To: "C. Len Bullard"
Subject: Re: HTML is declarative on purpose [was: Web neurons ]
Cc: connolly@w3.org, hyper-theory@math.byu.edu,
preece@predator.urbana.mcd.mot.com, www-html@w3.org
Scott writes:-
> The problem is that in some cases (a growing number) the "content" of
> the page is generated by the code. If you don't execute the code, you
> don't have any words to index. This is a significant obstacle to
> providing effective indexing and access to the information on the Web.
Yes, I suppose I should have realised this.
So to maintain good indexing you shouldn't generate "content" from code.
One has to ask why this is done anyway. Perhaps the very reason is because
HTML has not itself got the proper tools in place.
> The problem has existed from the beginning (pages that are actually
> front ends to database search engines typically offer no clue to
> indexers of what the content of their database may cover), but the
> growth in scripting languages and applets is sure to exacerbate the
> problem.
Yes, there is no way the indexer could easily sort out the vast number
of different database formats, applets etc. So what is the answer here?
The whole system is a bloody mess, in need of a severe amount of pruning
and a major rethink.
To recap then - HTML is declarative on purpose i.e. to avoid indexing
problems. But there still are indexing problems even so! - as Scott
points out. So then there is no reason HTML should not progress to
turing completeness.
In my opinion the answer to it all is to bring everything under one
hat so you don't have the problem of dissimilar database format,
applets etc. Now the Web IS a database already - a database of pages -
If we make the size of a page small enough until it holds say only one
item e.g. a Name or an Address then we have the basic element on which
to build a database of the conventional type. This may sound radical
but I think the possibility should be explored.

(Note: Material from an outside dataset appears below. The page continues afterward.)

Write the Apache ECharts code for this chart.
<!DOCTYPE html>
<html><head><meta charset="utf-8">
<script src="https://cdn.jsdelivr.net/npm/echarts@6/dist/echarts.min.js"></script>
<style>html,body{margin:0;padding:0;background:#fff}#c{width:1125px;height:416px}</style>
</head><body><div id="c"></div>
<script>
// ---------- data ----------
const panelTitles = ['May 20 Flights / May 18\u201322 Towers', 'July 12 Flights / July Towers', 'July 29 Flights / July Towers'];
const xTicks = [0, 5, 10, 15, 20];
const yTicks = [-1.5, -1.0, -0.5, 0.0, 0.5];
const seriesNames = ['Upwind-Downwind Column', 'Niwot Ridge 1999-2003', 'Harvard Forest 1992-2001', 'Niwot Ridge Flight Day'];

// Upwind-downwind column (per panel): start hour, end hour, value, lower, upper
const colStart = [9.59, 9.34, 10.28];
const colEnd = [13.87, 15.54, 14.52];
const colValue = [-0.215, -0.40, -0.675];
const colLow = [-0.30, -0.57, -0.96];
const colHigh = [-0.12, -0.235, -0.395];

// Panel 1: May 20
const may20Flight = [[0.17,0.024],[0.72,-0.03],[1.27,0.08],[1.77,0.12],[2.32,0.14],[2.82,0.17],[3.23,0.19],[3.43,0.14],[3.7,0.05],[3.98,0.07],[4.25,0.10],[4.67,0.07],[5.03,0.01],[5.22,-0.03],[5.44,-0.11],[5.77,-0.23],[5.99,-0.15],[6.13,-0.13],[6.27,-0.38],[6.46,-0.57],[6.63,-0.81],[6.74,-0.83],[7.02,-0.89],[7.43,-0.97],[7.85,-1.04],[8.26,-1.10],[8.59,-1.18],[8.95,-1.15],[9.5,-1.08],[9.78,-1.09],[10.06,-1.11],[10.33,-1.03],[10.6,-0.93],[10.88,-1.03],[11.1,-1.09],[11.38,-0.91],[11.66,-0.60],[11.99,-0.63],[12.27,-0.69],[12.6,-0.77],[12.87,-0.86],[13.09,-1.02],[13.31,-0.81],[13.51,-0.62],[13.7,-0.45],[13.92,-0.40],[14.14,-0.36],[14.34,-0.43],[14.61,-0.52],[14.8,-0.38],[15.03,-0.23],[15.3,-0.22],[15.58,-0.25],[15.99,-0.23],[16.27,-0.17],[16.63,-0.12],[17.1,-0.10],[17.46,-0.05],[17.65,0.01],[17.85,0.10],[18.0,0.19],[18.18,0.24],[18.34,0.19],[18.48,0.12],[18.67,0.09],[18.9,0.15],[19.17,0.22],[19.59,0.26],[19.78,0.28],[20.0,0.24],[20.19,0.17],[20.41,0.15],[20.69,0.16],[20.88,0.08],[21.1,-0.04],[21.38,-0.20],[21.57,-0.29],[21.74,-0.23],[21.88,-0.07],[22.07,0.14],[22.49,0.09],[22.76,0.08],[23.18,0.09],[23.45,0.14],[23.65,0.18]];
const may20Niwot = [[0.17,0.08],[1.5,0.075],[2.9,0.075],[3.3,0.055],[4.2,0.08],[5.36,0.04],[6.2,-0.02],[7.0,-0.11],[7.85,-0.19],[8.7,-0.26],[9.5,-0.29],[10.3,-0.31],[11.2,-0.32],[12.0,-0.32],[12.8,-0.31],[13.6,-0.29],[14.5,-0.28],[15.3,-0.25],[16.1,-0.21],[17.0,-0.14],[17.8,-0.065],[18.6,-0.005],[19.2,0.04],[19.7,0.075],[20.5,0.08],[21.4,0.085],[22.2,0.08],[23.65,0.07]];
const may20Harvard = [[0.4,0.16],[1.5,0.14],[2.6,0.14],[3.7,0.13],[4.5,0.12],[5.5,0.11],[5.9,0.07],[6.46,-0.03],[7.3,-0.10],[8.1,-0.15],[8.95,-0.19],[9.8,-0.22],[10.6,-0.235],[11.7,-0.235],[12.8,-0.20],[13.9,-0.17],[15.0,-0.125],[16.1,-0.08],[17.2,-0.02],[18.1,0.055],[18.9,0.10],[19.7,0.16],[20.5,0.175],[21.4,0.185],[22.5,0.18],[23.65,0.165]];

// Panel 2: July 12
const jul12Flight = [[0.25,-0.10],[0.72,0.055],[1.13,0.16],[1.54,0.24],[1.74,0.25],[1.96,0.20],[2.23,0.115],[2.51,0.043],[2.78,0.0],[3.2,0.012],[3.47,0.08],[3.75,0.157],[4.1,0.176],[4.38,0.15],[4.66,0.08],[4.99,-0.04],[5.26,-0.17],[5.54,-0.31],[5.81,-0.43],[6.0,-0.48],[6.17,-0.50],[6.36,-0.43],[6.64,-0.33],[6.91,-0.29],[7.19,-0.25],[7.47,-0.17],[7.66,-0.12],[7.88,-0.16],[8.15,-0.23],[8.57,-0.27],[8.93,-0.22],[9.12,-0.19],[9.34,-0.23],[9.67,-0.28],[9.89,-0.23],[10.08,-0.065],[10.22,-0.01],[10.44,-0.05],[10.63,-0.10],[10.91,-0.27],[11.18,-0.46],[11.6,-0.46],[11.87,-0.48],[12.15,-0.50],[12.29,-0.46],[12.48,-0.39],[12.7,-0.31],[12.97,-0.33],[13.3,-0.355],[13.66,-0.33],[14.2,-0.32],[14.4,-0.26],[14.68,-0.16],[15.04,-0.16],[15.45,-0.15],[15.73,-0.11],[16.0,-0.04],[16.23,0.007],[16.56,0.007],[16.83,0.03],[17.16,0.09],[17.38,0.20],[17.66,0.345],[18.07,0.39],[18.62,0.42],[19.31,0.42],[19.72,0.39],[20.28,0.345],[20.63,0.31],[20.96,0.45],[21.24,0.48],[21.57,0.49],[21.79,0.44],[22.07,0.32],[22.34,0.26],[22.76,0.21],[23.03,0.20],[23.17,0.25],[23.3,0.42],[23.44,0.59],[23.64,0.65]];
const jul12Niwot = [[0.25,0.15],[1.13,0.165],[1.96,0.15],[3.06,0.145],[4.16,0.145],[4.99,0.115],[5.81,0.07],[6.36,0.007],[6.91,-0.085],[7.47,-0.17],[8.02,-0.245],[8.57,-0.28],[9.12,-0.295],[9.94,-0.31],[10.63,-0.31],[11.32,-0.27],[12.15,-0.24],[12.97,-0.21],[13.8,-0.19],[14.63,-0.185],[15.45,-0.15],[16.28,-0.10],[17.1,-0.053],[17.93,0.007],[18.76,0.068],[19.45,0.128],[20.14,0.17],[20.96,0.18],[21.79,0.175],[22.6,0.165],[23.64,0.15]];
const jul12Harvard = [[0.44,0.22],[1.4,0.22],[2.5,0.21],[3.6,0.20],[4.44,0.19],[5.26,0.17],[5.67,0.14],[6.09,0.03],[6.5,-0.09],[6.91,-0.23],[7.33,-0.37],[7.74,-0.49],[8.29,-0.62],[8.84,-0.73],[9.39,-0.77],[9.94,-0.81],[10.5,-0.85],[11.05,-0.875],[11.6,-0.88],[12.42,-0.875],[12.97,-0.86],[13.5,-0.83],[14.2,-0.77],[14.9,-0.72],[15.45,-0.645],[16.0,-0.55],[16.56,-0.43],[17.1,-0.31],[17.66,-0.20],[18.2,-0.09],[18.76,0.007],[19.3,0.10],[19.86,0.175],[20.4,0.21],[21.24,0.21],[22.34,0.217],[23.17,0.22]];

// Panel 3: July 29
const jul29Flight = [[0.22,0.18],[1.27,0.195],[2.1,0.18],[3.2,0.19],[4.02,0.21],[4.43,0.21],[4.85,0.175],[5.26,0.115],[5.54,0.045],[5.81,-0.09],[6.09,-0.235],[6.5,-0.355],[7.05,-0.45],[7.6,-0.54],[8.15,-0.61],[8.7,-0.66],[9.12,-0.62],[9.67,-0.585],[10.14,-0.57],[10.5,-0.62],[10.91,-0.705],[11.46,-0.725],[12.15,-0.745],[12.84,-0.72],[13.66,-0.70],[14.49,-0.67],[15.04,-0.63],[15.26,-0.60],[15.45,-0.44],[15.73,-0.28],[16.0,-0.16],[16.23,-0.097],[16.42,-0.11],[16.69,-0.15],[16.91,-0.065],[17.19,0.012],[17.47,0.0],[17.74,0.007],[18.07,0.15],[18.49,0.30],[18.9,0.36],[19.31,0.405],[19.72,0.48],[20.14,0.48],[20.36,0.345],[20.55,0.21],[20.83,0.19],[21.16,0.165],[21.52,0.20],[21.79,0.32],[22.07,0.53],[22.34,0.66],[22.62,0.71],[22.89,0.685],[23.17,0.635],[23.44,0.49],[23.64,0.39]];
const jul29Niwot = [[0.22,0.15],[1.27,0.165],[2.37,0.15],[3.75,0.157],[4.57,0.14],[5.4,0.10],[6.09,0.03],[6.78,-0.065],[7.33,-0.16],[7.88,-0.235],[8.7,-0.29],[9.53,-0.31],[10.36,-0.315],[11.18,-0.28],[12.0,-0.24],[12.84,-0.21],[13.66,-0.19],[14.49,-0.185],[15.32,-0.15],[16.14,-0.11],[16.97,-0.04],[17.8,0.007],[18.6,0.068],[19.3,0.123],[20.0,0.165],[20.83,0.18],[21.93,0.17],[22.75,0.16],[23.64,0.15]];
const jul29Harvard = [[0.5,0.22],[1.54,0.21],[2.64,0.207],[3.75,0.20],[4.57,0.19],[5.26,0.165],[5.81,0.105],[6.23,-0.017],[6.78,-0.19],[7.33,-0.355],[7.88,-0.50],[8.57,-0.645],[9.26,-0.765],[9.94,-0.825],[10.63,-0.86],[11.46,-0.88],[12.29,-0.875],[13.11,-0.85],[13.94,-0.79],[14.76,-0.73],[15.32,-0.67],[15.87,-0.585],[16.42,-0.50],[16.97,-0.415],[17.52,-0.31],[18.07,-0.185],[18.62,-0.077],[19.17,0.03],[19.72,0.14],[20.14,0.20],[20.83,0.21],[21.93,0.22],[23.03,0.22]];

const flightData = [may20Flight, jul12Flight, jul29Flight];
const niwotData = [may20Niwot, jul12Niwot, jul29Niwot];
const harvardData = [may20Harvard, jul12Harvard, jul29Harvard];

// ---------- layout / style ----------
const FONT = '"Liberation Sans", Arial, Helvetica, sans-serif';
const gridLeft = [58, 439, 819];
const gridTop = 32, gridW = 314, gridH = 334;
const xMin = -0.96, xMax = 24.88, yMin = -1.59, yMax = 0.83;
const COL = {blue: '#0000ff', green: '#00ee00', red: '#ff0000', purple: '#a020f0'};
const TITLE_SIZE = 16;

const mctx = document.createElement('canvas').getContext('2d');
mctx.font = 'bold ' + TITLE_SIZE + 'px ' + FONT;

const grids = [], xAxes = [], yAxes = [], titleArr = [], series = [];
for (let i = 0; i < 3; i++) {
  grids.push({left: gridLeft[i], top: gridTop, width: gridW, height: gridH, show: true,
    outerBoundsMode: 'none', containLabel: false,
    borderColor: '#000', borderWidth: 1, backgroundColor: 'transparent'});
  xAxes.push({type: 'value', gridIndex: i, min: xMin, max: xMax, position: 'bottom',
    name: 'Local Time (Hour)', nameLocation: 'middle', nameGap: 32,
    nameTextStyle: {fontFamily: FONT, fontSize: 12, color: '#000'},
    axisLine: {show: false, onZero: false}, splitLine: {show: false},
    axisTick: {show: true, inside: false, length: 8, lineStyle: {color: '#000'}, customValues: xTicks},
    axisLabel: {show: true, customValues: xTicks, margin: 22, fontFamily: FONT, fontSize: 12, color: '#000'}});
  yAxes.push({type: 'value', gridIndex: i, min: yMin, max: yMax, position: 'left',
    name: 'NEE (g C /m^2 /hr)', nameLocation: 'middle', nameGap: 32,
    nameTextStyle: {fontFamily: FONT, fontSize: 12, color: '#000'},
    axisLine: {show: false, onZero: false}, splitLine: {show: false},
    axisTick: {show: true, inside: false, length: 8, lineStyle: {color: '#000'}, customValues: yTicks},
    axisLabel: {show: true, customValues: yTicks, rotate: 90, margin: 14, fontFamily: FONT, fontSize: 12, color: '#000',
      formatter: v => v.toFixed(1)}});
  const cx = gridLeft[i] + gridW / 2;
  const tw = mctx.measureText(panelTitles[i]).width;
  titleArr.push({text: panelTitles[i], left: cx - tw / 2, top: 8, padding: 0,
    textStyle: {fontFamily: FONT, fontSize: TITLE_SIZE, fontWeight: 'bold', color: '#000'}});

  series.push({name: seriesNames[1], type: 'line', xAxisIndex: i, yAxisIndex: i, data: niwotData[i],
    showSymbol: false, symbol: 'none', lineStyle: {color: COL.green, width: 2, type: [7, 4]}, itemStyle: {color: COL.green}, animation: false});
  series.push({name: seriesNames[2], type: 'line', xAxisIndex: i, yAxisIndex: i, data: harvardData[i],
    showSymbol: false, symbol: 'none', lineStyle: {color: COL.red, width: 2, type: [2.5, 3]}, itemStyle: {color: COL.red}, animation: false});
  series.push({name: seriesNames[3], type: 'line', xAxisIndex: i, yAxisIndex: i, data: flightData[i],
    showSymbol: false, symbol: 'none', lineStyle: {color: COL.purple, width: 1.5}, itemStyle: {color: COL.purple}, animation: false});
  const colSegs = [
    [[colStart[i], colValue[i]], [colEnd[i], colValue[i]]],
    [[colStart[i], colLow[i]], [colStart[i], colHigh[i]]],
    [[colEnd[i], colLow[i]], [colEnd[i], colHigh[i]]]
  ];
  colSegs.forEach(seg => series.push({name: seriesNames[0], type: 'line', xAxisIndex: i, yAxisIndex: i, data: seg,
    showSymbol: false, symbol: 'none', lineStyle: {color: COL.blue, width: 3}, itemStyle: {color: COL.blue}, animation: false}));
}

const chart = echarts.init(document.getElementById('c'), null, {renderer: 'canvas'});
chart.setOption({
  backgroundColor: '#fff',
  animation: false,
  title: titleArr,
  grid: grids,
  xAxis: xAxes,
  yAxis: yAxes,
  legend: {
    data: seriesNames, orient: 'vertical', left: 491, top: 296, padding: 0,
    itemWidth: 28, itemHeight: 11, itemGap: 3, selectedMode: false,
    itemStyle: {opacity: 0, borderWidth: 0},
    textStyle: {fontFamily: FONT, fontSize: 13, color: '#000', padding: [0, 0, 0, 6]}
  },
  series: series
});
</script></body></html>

A simple database of records with several fields could be modelled
if you link the small page elements correctly and HTML is good at
links. Access and editing of the database could also be handled by
HTML if it was turing complete.
Also, it would be fully indexable!
I honestly think it may be just sitting there in front of our noses.
Scott writes:-
> The problem is that in some cases (a growing number) the "content" of
> the page is generated by the code. If you don't execute the code, you
> don't have any words to index. This is a significant obstacle to
> providing effective indexing and access to the information on the Web.
Len replies:-
>>This is true, of course. Any information that is bound
>>at run time requires an application be "run". But
>>this is also an issue close to the heart of what I
>>suggest is going on: people need to define
>>executable applications, and some want to do it
>>in the context of a document-centric system.
Surely, HTML is being "executed" (or interpreted) anyway during normal
browser rendering but in a simple way straight down the page. Just
because some extra bit of embedded code or whatever also gets executed
is not particularly different. The difference is just surely to do with
the availability of variables and logic flow commands.

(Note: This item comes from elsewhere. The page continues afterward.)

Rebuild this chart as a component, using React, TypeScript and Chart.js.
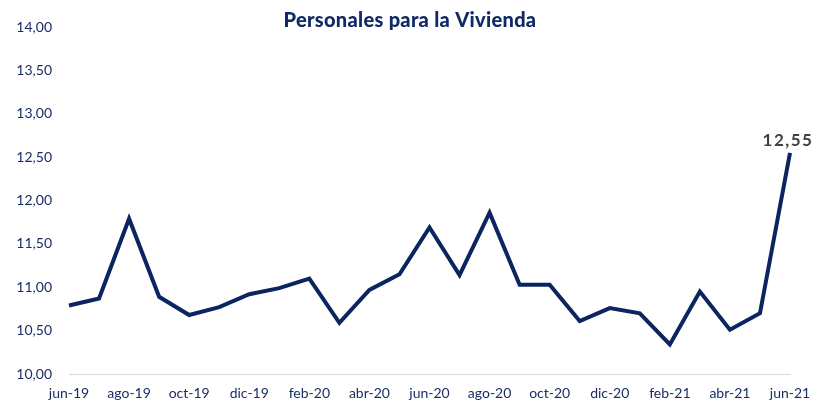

>>That this violates or strains the HTML application
>>language is inevitable, but the answer is not
>>to relentlessly extend HTML, but to define
>>another Web language for that purpose.
HTML is already relentlessly extended - just a few more shouldn't
make much difference. I don't think you need many extensions to get
turing completeness. As I understand Turing machines (HTML analogy),
you would mainly need the ability to automatically move data between
pages, given that the HTML page is the building block (analogy with
turing tape placeholder) of the system. Also, you would need a simple
bit of data processing in each page (analogy with turing program).

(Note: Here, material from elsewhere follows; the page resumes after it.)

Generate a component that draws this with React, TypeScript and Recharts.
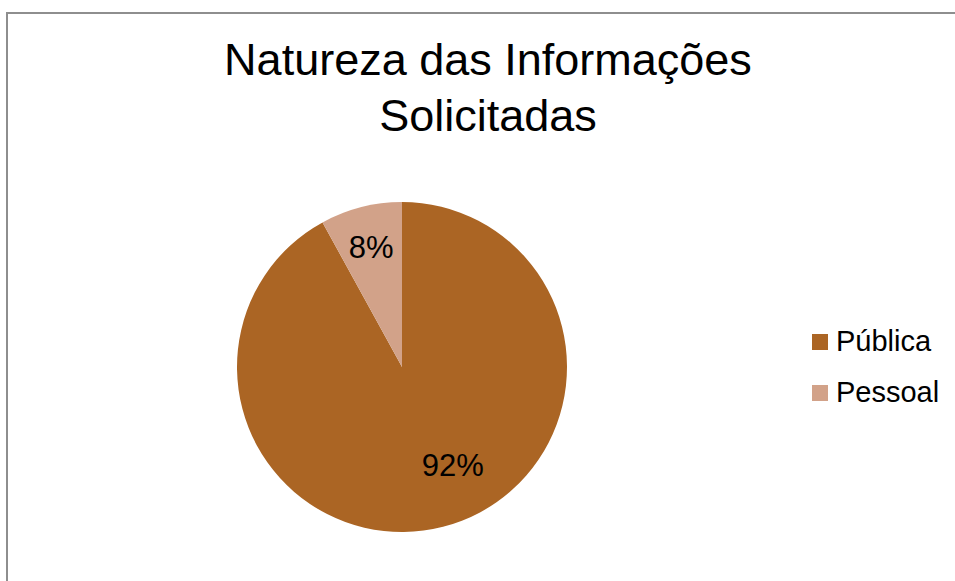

You could define a new Web language with logic flow etc, but why
complicate by splitting the logic flow commands from the declarative?
For example even BASIC includes GOSUB's and PRINT statements (but has
no hyperlinking, therefore is rubbish).
>>Applets are a different issue from JavaScript.
>>An applet is a parameterized call to an
>>external handler. The indexing engine
>>shouldn't look in that box except to note
>>that a call exists and perhaps what it
>>calls if that is useful indexable information.
You wouldn't need applets if HTML was improved.
>>Separating the control classes, the content
>>classes, and the script classes into
>>separate DTDs is one approach. Consider
>>that identifying variants by extending
>>the formal public identifier equates to
>>this.
I really think you are over complicating.
|